EXERCISE BRIEF:
Extract, exactly as written, each line from the start of the records below to the line containing "(0,0) rectangle (543,523);", both ends included; drop the pictures.
#### INFORMATION SHOWN
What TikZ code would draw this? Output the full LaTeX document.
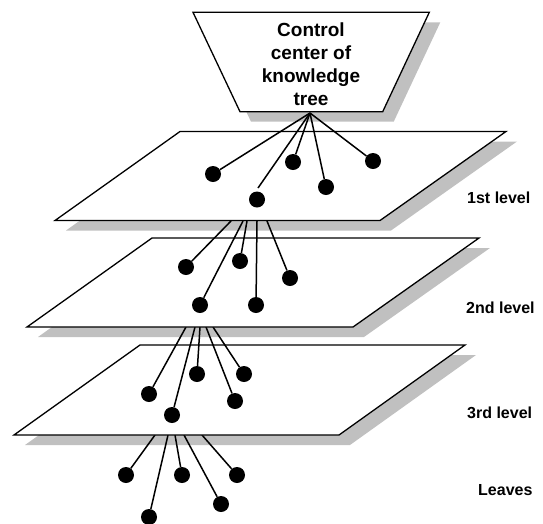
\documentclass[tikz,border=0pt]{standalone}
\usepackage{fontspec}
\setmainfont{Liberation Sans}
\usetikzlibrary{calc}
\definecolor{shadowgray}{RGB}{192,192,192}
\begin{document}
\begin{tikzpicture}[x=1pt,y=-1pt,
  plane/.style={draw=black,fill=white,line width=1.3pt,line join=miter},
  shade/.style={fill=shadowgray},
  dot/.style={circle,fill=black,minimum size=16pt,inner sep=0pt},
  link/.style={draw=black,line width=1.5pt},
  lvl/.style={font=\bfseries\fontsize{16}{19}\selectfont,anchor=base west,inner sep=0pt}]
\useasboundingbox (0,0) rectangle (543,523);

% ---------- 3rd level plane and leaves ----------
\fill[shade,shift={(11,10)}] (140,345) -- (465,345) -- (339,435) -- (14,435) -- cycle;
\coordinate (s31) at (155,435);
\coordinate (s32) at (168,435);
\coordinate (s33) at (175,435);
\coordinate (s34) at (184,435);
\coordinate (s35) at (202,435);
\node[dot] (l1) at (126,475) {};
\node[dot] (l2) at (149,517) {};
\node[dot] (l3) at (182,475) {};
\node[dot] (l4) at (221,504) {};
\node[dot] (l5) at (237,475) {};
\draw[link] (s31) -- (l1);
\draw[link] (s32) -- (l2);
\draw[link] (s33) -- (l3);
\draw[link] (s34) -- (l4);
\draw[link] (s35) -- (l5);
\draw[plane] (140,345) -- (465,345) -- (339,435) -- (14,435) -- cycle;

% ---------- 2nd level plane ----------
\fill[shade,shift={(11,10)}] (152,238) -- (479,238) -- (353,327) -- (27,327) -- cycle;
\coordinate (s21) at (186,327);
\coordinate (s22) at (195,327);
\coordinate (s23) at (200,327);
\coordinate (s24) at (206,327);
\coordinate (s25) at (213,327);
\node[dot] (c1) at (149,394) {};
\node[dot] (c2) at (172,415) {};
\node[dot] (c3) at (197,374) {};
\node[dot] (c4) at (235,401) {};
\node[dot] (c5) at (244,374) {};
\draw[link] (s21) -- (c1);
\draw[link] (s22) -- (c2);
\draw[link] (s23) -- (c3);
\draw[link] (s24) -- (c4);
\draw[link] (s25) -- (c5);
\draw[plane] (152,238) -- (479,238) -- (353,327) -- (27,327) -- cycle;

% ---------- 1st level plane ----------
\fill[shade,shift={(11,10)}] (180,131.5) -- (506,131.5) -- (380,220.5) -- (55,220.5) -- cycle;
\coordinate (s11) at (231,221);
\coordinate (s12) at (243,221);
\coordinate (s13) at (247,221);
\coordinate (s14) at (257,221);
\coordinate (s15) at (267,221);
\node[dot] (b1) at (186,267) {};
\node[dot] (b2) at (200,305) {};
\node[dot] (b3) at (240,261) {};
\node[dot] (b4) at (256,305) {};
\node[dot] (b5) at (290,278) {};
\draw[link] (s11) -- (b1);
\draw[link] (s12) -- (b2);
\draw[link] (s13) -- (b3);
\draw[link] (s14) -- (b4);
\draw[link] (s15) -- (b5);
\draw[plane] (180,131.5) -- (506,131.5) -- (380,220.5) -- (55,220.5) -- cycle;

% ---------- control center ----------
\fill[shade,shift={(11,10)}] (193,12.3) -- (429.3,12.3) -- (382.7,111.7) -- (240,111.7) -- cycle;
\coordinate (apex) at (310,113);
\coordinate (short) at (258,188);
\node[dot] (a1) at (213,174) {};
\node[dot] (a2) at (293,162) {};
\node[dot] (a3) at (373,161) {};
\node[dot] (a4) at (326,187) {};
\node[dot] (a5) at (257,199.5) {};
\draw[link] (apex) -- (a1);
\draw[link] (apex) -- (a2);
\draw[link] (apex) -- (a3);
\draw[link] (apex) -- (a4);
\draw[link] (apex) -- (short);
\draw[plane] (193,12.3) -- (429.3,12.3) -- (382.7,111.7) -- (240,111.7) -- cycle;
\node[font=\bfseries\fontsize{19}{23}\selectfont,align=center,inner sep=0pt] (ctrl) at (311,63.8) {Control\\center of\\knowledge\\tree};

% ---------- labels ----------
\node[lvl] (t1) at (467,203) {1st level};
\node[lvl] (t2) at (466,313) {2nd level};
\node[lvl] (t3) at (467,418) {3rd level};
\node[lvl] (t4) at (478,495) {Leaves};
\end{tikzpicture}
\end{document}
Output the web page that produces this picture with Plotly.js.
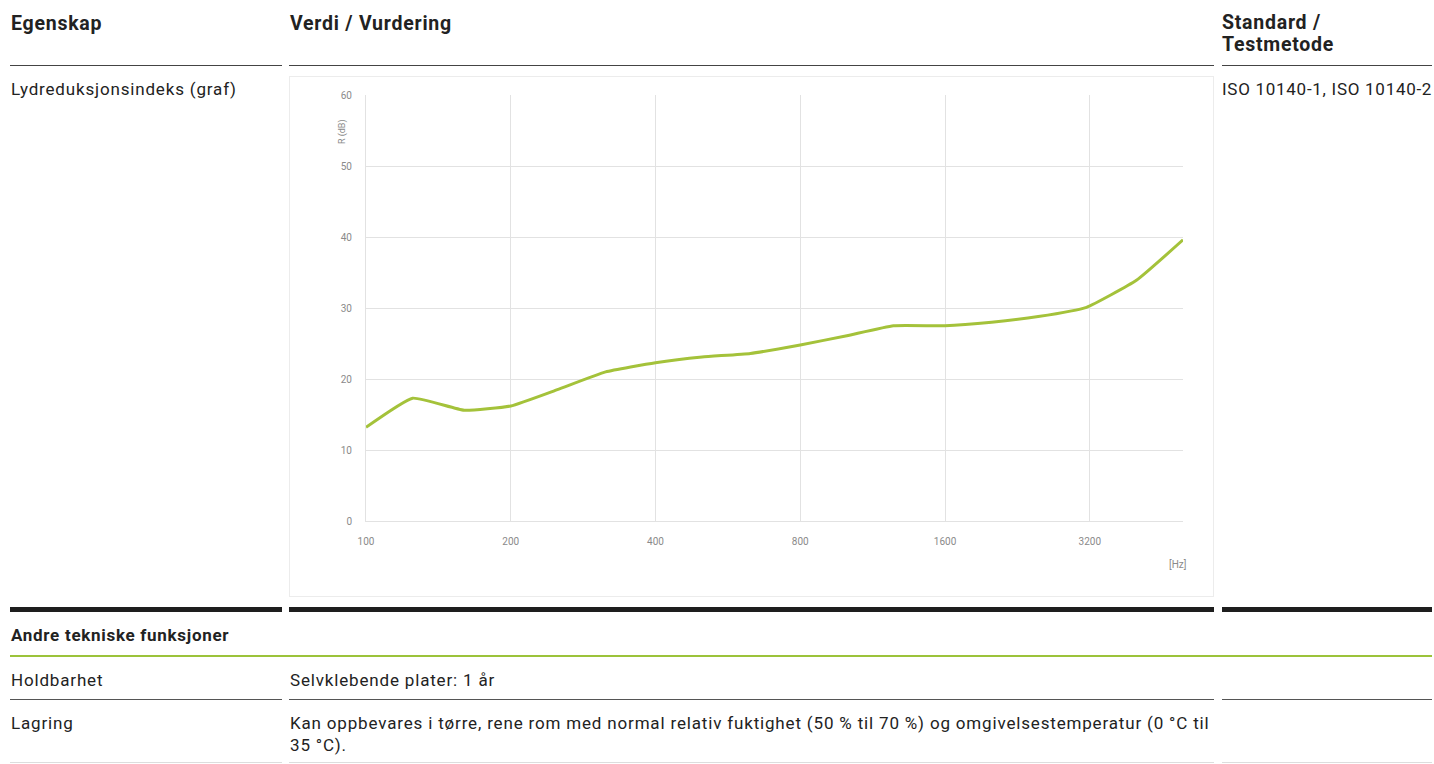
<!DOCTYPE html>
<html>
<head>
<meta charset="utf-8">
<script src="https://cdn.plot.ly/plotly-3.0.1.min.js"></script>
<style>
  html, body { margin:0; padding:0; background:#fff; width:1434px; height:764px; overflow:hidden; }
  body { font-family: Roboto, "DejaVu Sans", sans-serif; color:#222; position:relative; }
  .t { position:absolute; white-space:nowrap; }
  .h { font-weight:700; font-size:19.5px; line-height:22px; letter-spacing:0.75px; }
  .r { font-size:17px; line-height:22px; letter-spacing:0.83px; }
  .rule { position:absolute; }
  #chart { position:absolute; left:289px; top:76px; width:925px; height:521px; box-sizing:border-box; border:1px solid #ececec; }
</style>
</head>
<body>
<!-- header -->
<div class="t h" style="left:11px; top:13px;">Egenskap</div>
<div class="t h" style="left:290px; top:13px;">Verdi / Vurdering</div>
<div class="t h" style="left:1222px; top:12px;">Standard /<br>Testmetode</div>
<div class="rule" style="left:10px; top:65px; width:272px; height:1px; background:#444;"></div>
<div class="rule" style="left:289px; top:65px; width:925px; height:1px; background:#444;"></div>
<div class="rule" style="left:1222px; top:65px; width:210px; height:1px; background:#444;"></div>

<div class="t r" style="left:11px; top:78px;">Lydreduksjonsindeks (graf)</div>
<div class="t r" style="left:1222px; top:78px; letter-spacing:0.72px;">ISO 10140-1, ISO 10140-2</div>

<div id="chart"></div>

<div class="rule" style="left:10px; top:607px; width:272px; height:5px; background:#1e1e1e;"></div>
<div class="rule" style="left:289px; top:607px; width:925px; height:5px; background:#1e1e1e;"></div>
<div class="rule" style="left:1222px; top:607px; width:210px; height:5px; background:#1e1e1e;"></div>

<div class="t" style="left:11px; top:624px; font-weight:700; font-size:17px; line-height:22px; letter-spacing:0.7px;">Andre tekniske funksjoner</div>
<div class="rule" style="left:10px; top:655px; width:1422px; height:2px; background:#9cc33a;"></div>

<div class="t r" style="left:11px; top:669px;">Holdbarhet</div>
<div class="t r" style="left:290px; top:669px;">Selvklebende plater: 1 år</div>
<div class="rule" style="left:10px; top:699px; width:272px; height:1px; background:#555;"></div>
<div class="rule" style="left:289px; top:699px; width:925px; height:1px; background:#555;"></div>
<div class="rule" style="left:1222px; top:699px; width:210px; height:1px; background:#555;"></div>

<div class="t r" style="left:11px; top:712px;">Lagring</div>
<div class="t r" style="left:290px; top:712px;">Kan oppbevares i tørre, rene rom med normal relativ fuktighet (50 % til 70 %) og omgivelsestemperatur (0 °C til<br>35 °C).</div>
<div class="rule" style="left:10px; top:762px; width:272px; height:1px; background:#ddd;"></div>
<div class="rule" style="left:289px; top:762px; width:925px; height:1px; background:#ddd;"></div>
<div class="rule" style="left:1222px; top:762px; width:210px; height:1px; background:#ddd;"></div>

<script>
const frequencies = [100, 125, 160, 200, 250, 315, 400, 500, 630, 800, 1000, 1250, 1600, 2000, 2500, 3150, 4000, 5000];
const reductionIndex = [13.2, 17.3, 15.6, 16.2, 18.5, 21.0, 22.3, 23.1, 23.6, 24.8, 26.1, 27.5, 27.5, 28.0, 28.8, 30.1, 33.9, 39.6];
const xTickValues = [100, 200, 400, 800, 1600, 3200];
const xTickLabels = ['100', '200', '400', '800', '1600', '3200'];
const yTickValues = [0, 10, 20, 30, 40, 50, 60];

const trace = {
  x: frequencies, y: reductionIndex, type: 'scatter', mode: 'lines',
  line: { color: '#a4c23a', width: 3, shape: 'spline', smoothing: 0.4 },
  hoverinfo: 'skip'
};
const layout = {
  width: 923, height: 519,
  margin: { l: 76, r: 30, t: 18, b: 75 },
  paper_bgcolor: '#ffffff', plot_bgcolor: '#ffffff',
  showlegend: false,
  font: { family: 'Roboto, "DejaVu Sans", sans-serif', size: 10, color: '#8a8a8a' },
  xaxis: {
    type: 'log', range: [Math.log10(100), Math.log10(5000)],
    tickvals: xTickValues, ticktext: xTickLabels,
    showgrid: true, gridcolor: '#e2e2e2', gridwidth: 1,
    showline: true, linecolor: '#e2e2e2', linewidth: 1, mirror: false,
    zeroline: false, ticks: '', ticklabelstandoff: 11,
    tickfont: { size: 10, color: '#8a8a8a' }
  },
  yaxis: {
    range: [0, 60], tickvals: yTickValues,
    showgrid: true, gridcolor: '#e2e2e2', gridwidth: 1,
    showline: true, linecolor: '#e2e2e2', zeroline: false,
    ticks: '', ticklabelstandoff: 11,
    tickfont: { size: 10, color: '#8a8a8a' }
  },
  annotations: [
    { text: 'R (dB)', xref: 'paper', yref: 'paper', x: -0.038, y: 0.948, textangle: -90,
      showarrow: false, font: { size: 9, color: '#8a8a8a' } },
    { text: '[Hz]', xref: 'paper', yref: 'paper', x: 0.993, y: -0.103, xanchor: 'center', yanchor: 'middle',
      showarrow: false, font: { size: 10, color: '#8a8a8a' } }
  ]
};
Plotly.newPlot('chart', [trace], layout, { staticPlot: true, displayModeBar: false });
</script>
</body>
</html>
########
PROBLEM SOLUTION:
What TikZ code would draw this? Output the full LaTeX document.
\documentclass[tikz,border=0pt]{standalone}
\usepackage{fontspec}
\setmainfont{Liberation Sans}
\usetikzlibrary{calc}
\definecolor{shadowgray}{RGB}{192,192,192}
\begin{document}
\begin{tikzpicture}[x=1pt,y=-1pt,
  plane/.style={draw=black,fill=white,line width=1.3pt,line join=miter},
  shade/.style={fill=shadowgray},
  dot/.style={circle,fill=black,minimum size=16pt,inner sep=0pt},
  link/.style={draw=black,line width=1.5pt},
  lvl/.style={font=\bfseries\fontsize{16}{19}\selectfont,anchor=base west,inner sep=0pt}]
\useasboundingbox (0,0) rectangle (543,523);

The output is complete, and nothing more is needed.